A “softer transitional performance” than expected from the newly acquired Pybar hard-rock mining business has contributed to Metarock Group (formerly Mastermyne) reporting lower-than-expected first-half revenue of A$180 million and EBITDA of $16.6m, and revising down its FY22 full-year guidance.
The company, traditionally a leading underground coal services provider in Queensland, bought Orange-based Pybar last year to build exposure to hard-rock mines and particularly “energy transition” commodities such as copper and nickel. Few underground development and mining contractors worldwide combine a coal and hard-rock mining focus.
ASX-listed Metarock’s share price is down more than 20% in 2022 (but still up about 10% in the past year) and dipped 4% early today.
The company has lowered its FY22 EBITDA guidance from $48-54m to $37-43m and says revenue is now more likely come in between $450-480m than the previously advised $475-510m.
It maintains robust commodity prices and demand for contractor services have it “on track to triple [revenue] over an 18-month period from work already contracted”. Metarock’s forward order book has grown from $1.1 billion to $1.9 billion and it says $245m of the expanded book is due for delivery in the current half.
A $2b “tendering pipeline” includes $600m of coal contracting, $400m of hard-rock contracting, and $1b of mine operations work.
Metarock maintains it can significantly grow FY2023 revenue to $700-750m and EBITDA to $80-95 million, and expects to grow its workforce by about 26% to circa-2750 people over the next two years.

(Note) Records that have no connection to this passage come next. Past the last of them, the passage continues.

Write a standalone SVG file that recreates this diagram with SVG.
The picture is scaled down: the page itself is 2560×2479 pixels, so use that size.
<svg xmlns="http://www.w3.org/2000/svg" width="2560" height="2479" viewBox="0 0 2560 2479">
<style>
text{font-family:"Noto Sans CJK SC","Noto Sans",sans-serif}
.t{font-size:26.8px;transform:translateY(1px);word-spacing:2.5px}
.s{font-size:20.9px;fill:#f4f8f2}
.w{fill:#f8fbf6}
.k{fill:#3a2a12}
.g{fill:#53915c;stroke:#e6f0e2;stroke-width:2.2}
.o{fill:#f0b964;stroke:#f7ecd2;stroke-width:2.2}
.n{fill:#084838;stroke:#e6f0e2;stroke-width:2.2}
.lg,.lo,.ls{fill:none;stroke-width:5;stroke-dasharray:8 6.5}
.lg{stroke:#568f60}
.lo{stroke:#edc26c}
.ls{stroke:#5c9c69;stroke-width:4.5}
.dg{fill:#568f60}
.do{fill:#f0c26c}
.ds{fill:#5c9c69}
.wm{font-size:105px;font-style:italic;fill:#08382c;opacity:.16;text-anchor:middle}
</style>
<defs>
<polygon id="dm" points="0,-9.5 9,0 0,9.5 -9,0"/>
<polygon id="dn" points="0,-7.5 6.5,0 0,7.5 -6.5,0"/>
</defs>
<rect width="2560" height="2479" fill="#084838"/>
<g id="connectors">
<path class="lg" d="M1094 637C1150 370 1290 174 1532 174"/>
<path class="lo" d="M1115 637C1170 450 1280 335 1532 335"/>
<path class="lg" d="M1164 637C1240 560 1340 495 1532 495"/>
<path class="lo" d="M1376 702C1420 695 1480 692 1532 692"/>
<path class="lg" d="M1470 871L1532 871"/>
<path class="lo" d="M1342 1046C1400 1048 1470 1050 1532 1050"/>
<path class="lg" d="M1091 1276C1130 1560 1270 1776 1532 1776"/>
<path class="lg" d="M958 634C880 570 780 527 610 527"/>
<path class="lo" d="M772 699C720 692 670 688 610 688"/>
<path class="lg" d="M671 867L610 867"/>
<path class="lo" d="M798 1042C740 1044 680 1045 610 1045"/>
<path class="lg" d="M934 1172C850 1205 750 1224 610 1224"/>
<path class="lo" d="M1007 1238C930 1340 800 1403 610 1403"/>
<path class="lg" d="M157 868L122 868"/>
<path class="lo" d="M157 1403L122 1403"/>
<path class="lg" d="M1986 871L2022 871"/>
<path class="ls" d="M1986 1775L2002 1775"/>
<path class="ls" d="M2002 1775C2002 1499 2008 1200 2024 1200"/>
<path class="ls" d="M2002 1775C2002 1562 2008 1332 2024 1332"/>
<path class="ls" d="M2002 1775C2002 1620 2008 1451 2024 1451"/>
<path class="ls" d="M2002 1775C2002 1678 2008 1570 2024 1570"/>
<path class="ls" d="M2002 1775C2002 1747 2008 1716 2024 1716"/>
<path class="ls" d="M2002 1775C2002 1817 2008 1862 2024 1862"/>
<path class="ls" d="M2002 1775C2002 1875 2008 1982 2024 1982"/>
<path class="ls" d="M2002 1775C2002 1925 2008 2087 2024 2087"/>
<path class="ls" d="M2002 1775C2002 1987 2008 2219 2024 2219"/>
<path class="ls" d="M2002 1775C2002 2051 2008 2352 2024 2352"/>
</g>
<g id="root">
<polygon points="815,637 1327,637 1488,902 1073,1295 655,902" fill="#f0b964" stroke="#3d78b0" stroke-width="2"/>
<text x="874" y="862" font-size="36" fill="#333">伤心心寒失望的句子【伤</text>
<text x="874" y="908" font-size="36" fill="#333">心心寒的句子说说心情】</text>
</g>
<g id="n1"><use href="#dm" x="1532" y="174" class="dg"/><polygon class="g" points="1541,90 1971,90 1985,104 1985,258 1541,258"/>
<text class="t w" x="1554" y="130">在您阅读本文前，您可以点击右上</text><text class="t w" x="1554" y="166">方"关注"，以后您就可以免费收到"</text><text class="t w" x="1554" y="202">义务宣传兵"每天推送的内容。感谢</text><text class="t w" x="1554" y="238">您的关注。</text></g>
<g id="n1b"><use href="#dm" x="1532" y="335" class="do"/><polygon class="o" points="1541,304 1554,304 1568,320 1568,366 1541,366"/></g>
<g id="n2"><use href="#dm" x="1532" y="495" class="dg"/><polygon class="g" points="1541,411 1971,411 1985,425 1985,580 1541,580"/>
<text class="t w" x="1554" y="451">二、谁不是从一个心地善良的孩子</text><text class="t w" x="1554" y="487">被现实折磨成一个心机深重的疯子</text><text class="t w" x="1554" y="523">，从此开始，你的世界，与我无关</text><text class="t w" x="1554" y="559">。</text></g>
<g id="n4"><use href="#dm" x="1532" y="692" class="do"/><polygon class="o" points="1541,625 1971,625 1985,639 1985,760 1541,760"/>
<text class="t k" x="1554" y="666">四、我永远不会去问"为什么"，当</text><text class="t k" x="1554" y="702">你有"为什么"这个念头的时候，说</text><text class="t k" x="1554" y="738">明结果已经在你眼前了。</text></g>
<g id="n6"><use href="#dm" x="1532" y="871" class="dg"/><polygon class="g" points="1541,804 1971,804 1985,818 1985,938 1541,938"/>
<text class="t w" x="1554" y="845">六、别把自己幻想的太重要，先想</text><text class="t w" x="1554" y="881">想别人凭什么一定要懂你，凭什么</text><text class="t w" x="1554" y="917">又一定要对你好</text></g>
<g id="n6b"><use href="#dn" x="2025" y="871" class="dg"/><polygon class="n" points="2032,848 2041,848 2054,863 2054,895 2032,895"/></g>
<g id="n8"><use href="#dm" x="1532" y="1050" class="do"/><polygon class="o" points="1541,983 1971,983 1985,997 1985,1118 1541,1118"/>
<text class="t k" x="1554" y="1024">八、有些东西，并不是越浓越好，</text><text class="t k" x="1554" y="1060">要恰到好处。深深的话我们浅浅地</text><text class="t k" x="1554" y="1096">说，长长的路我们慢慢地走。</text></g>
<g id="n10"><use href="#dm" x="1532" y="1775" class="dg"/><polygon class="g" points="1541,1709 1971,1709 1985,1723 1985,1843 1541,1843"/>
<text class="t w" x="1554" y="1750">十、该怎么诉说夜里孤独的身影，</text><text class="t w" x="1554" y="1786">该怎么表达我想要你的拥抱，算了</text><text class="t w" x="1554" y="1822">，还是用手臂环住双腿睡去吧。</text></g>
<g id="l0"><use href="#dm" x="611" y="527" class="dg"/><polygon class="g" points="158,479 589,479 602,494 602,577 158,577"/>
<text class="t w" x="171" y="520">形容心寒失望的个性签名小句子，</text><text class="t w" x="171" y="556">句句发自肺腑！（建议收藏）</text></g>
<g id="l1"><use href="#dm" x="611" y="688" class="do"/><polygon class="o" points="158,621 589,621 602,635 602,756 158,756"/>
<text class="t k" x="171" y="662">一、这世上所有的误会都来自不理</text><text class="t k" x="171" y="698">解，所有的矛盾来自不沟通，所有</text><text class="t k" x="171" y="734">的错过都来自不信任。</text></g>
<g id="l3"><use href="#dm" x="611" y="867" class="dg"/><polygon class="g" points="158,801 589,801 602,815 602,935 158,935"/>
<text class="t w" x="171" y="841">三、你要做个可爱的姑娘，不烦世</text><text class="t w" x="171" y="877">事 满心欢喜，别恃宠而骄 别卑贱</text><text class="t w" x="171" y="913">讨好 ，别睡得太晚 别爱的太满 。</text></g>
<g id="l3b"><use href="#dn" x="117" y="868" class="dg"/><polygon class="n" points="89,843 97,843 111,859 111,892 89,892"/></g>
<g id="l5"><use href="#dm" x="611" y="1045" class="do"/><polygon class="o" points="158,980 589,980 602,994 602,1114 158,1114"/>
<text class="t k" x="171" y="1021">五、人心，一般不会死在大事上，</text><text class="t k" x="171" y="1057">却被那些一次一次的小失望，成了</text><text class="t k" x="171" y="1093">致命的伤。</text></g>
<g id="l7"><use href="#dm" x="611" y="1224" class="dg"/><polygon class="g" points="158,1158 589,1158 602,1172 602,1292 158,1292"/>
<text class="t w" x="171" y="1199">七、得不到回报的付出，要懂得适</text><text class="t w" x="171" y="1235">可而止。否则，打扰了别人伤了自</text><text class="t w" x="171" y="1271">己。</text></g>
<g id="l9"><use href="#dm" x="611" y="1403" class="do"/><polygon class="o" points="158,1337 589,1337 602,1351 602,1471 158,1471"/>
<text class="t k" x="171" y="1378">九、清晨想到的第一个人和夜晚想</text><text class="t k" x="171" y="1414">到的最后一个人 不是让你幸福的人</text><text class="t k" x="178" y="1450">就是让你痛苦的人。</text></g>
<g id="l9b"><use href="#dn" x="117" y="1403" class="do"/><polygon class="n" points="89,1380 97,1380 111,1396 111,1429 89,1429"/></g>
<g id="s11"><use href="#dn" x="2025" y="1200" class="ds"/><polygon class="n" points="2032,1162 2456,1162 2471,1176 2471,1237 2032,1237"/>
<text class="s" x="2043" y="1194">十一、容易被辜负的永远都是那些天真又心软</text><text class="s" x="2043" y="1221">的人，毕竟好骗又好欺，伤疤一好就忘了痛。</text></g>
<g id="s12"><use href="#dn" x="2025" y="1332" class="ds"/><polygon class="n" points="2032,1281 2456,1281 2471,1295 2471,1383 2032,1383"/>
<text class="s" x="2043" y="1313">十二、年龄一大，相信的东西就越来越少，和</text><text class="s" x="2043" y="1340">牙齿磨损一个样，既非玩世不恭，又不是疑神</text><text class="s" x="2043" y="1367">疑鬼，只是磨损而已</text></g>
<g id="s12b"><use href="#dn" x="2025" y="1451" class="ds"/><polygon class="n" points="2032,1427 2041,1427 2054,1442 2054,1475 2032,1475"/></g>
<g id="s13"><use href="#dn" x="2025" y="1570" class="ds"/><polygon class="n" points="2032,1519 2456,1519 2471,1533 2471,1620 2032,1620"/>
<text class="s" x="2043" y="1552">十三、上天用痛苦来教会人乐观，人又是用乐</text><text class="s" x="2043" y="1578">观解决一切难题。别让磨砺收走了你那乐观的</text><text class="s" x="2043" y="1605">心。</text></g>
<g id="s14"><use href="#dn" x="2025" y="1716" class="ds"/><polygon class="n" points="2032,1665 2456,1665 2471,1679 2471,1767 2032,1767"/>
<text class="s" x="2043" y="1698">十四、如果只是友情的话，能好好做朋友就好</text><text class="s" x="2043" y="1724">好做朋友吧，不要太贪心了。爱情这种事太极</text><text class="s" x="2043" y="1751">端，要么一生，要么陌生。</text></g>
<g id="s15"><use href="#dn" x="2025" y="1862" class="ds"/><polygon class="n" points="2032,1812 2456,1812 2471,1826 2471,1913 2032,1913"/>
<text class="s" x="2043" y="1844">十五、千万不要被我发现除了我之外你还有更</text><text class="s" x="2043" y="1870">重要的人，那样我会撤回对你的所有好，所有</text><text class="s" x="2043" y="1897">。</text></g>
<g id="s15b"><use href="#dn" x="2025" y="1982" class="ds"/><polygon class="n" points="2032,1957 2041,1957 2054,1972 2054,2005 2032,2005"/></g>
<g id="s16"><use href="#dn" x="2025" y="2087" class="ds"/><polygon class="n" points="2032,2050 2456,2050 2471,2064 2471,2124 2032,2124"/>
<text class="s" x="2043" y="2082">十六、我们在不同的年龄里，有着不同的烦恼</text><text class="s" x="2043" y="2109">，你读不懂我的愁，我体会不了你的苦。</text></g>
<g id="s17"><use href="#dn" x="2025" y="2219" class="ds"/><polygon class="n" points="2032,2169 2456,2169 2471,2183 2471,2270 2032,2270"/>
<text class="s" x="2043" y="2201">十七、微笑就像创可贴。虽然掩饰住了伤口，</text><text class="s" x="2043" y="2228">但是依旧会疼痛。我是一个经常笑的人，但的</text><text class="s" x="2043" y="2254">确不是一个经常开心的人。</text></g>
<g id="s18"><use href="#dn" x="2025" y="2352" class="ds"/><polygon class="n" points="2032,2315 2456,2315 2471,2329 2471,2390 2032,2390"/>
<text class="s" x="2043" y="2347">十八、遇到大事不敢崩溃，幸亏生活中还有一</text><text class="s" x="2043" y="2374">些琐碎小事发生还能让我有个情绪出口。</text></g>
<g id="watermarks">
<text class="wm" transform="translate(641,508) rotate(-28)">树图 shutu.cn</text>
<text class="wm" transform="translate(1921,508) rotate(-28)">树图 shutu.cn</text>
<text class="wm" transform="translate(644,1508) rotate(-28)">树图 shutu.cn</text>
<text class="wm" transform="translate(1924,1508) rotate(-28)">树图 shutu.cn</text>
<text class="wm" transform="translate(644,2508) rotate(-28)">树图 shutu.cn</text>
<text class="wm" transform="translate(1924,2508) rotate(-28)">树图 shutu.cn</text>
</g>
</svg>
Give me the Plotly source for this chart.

“The company believes commodity prices will remain at attractive levels which will see mining services contractors continue to benefit from strong resource sector tailwinds,” Metarock says.
“Pre-production exposed mining services … are currently experiencing strong results and production exposed businesses like the Metarock Group will continue to benefit from this current development activity. The company believes it is early in the commodity cycle, particularly regarding new energy materials.
“This supports the PYBAR acquisition which has a strong growth outlook as the Australian underground hard rock sector invests heavily in forward facing commodities such as copper, nickel and zinc. The sector is underpinned by unprecedented strength in the long-term global fundamentals of hard rock minerals.
“Alongside the strong outlook for commodities is the continuation of changing ownership of coal assets with many new owners opting to outsource underground operating capability. This creates a niche for contract miners who bring specialised services to unlock the value of these investments. The company believes the outlook for its mine operations in coal is further supported by the difficulty with greenfield project approvals, meaning more reliance on brownfield development to meet market demand and with this, smaller remanent underground opportunities lend themselves to contract miners with expertise and equipment to extract product utilising board and pillar mining methods.”